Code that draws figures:
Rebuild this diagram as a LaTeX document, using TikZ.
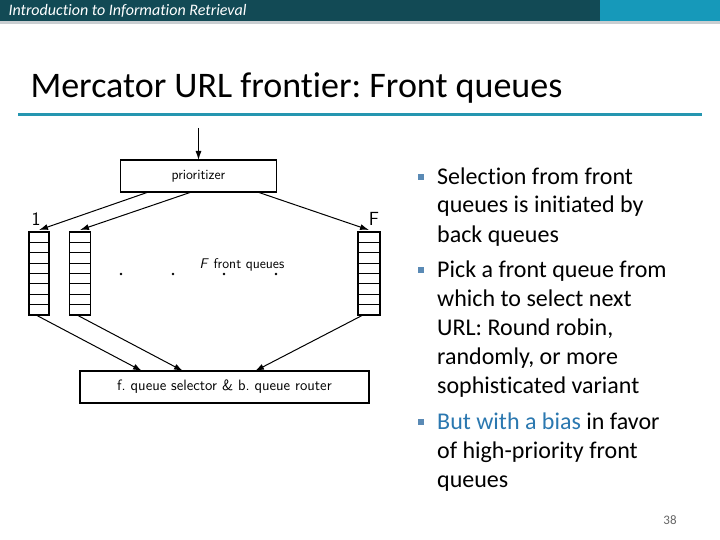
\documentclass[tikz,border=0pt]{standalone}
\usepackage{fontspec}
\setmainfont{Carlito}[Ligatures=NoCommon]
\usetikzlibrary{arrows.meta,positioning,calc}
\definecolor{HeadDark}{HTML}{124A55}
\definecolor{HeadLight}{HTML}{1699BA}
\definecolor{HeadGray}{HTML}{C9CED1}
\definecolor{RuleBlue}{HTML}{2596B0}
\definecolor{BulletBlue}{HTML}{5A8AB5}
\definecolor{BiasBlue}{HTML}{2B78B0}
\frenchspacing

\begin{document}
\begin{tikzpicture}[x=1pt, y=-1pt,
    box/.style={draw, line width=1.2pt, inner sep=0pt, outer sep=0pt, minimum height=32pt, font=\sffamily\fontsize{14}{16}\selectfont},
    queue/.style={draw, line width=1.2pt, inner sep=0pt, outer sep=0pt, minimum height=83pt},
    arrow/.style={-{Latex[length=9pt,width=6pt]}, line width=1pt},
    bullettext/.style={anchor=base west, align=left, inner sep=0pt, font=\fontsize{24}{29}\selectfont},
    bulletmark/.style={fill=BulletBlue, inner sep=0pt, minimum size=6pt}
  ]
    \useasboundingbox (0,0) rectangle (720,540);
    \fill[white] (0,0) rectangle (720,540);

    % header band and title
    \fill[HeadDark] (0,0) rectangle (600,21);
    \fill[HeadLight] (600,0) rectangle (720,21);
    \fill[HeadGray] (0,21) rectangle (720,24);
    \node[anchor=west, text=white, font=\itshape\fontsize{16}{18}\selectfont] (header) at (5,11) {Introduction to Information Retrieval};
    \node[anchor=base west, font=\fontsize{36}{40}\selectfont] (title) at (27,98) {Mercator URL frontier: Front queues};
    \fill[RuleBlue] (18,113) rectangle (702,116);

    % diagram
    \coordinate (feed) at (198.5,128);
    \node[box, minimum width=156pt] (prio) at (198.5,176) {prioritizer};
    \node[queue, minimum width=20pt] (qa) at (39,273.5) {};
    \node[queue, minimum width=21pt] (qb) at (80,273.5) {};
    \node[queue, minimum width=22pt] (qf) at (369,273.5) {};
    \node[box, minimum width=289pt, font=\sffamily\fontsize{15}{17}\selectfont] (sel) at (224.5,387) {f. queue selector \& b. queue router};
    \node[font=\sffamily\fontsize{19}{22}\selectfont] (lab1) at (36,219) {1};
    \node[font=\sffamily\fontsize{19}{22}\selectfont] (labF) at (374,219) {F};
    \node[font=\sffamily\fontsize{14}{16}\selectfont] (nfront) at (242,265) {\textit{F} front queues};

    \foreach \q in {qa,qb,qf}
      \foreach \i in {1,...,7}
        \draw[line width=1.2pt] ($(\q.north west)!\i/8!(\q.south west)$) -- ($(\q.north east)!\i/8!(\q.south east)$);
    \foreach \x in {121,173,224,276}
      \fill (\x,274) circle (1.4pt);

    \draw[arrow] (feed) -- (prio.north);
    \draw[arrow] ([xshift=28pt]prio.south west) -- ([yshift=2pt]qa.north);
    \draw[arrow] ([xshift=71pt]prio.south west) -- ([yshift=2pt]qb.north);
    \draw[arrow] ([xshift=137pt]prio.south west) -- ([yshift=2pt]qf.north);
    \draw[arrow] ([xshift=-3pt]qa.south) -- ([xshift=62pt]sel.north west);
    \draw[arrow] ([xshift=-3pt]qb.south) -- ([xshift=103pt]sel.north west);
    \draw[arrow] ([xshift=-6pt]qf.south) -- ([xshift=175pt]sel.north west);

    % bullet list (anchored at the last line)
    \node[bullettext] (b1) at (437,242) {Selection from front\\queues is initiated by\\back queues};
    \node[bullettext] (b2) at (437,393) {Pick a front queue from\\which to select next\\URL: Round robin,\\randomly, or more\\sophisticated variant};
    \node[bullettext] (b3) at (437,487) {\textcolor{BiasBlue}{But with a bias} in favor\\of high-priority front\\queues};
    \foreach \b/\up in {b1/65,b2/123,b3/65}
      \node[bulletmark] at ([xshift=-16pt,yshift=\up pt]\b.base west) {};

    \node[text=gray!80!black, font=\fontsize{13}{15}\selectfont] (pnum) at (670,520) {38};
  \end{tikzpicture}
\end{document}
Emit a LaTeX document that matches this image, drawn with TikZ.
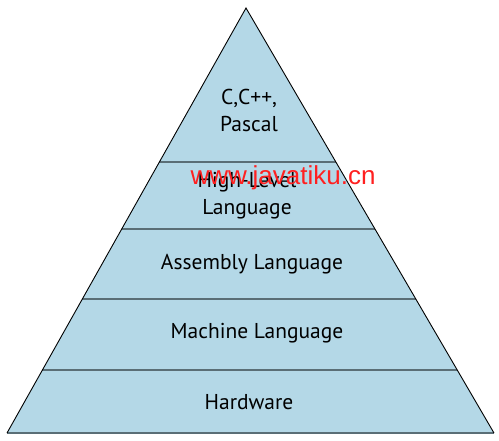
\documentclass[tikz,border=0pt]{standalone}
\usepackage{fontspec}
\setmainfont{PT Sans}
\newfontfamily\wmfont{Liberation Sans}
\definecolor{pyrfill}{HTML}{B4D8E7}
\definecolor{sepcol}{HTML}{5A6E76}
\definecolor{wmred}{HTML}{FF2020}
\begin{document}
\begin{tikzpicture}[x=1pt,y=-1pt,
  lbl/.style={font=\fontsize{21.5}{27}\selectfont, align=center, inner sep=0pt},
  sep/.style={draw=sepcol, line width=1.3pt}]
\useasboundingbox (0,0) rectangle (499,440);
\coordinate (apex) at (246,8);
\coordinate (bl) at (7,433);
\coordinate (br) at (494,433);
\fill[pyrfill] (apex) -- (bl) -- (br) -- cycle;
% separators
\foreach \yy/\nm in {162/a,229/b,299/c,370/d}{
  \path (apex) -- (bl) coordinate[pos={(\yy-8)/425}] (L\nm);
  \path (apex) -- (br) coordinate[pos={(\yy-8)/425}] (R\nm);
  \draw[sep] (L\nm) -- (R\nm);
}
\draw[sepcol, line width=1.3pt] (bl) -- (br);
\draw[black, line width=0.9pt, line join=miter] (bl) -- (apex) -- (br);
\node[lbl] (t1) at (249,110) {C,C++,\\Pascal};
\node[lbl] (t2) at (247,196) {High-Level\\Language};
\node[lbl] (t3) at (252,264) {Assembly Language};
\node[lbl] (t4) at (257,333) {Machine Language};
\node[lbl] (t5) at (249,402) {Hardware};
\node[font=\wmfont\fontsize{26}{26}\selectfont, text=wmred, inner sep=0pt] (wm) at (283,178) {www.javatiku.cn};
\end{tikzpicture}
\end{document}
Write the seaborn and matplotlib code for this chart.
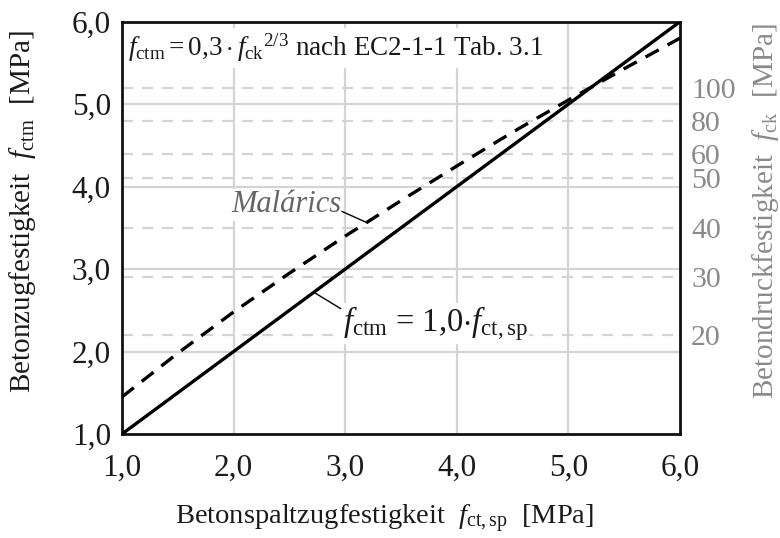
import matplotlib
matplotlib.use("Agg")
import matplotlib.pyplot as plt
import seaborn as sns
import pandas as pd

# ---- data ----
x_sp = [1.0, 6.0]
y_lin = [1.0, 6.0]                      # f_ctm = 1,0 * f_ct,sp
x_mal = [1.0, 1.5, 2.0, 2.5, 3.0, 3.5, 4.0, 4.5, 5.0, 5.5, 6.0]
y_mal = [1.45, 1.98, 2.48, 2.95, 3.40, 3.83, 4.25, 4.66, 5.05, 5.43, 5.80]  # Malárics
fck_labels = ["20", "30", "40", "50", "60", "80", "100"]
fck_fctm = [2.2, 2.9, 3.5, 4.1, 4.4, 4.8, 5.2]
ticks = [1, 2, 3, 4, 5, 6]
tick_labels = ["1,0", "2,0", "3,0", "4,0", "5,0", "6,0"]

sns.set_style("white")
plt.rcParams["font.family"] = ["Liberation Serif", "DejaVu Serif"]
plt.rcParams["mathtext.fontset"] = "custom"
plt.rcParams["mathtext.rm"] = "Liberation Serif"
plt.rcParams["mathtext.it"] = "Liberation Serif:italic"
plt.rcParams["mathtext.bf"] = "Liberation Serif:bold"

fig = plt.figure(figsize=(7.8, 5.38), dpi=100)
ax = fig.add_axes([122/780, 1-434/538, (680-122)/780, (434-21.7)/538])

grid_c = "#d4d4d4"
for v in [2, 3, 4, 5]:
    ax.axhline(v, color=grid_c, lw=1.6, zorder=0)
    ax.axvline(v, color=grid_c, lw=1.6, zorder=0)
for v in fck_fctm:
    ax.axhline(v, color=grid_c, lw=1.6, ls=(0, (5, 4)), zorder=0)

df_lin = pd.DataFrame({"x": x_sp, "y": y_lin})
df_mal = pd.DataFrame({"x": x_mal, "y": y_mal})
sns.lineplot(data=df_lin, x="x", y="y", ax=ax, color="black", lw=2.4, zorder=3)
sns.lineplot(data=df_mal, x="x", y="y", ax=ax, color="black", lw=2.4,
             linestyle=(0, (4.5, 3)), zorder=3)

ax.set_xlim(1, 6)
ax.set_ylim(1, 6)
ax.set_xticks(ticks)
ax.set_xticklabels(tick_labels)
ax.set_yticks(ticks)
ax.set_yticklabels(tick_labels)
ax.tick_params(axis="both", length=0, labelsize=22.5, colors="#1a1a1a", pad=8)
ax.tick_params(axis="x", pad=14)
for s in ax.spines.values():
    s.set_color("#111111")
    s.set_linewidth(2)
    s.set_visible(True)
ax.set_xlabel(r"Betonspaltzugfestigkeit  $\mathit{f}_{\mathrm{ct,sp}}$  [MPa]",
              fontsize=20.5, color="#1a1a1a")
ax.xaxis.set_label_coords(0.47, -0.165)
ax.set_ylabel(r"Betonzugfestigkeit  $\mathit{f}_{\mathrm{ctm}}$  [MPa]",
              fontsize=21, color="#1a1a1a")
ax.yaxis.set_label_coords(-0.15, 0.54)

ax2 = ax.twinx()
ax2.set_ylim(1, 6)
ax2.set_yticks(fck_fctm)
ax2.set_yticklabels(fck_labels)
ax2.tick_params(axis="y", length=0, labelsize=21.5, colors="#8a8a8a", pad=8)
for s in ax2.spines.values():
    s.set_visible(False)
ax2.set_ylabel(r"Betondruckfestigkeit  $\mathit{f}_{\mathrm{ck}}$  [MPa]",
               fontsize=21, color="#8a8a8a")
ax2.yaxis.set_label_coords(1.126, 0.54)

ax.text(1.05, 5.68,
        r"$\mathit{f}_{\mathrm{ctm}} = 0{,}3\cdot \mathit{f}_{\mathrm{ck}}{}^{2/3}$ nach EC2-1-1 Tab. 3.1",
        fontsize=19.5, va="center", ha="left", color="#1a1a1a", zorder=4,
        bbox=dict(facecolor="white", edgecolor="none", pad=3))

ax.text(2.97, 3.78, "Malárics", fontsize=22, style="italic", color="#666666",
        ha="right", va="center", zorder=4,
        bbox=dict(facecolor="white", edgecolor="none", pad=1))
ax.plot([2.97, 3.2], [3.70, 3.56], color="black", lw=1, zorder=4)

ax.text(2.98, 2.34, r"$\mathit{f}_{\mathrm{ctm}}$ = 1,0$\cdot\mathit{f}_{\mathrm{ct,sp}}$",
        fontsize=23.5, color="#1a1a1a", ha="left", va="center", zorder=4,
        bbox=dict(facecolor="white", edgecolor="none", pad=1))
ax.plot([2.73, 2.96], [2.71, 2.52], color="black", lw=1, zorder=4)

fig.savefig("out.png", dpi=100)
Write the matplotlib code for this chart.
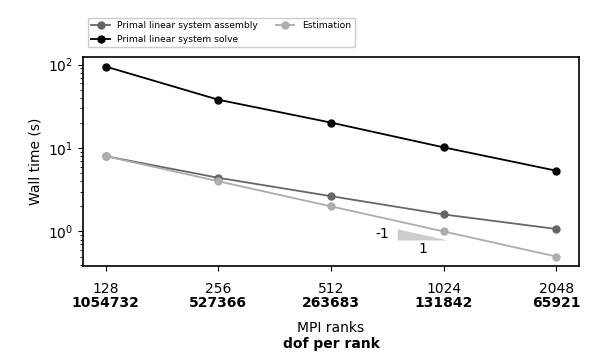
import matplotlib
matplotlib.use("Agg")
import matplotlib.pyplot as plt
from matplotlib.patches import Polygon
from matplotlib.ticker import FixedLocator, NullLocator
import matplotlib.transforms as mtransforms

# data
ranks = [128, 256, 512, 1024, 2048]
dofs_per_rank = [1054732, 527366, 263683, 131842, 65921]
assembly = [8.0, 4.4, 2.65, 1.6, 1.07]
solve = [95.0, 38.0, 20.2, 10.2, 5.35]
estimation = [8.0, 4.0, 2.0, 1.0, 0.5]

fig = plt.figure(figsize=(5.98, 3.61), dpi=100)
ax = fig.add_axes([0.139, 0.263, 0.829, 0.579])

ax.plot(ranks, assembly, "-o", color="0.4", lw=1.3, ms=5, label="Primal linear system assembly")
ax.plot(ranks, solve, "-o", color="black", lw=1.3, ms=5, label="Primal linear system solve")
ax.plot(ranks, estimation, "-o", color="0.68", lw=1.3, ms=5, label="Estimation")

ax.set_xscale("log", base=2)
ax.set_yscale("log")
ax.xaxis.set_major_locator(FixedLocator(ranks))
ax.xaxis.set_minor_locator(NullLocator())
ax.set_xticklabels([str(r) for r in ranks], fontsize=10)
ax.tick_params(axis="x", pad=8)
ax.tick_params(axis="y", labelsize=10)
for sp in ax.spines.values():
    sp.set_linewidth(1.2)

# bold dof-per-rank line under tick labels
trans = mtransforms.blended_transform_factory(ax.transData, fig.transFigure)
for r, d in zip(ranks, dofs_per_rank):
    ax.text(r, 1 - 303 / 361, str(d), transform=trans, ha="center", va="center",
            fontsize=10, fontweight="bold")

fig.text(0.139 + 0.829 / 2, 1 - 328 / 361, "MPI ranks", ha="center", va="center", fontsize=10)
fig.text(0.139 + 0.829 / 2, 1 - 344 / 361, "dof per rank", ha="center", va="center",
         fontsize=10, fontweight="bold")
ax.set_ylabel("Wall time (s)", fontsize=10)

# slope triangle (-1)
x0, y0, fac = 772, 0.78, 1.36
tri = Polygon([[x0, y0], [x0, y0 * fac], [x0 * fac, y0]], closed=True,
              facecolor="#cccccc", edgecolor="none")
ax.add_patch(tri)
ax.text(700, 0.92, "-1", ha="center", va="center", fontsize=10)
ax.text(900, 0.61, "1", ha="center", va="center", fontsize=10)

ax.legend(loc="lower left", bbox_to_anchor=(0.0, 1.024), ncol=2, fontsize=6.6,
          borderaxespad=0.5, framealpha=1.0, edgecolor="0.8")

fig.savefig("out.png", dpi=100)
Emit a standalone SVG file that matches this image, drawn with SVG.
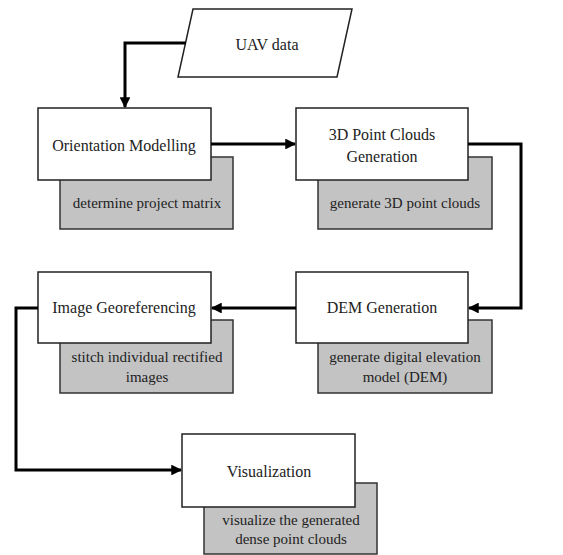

The request >>
Copy the part that starts at the line with "Write the seaborn" and finishes at the line with "linestyle=(0, (4.5, 3)), zorder=3)", both included, and nothing more. Pictures are left out.

Reply to the exercise >>
Write the seaborn and matplotlib code for this chart.
import matplotlib
matplotlib.use("Agg")
import matplotlib.pyplot as plt
import seaborn as sns
import pandas as pd

# ---- data ----
x_sp = [1.0, 6.0]
y_lin = [1.0, 6.0]                      # f_ctm = 1,0 * f_ct,sp
x_mal = [1.0, 1.5, 2.0, 2.5, 3.0, 3.5, 4.0, 4.5, 5.0, 5.5, 6.0]
y_mal = [1.45, 1.98, 2.48, 2.95, 3.40, 3.83, 4.25, 4.66, 5.05, 5.43, 5.80]  # Malárics
fck_labels = ["20", "30", "40", "50", "60", "80", "100"]
fck_fctm = [2.2, 2.9, 3.5, 4.1, 4.4, 4.8, 5.2]
ticks = [1, 2, 3, 4, 5, 6]
tick_labels = ["1,0", "2,0", "3,0", "4,0", "5,0", "6,0"]

sns.set_style("white")
plt.rcParams["font.family"] = ["Liberation Serif", "DejaVu Serif"]
plt.rcParams["mathtext.fontset"] = "custom"
plt.rcParams["mathtext.rm"] = "Liberation Serif"
plt.rcParams["mathtext.it"] = "Liberation Serif:italic"
plt.rcParams["mathtext.bf"] = "Liberation Serif:bold"

fig = plt.figure(figsize=(7.8, 5.38), dpi=100)
ax = fig.add_axes([122/780, 1-434/538, (680-122)/780, (434-21.7)/538])

grid_c = "#d4d4d4"
for v in [2, 3, 4, 5]:
    ax.axhline(v, color=grid_c, lw=1.6, zorder=0)
    ax.axvline(v, color=grid_c, lw=1.6, zorder=0)
for v in fck_fctm:
    ax.axhline(v, color=grid_c, lw=1.6, ls=(0, (5, 4)), zorder=0)

df_lin = pd.DataFrame({"x": x_sp, "y": y_lin})
df_mal = pd.DataFrame({"x": x_mal, "y": y_mal})
sns.lineplot(data=df_lin, x="x", y="y", ax=ax, color="black", lw=2.4, zorder=3)
sns.lineplot(data=df_mal, x="x", y="y", ax=ax, color="black", lw=2.4,
             linestyle=(0, (4.5, 3)), zorder=3)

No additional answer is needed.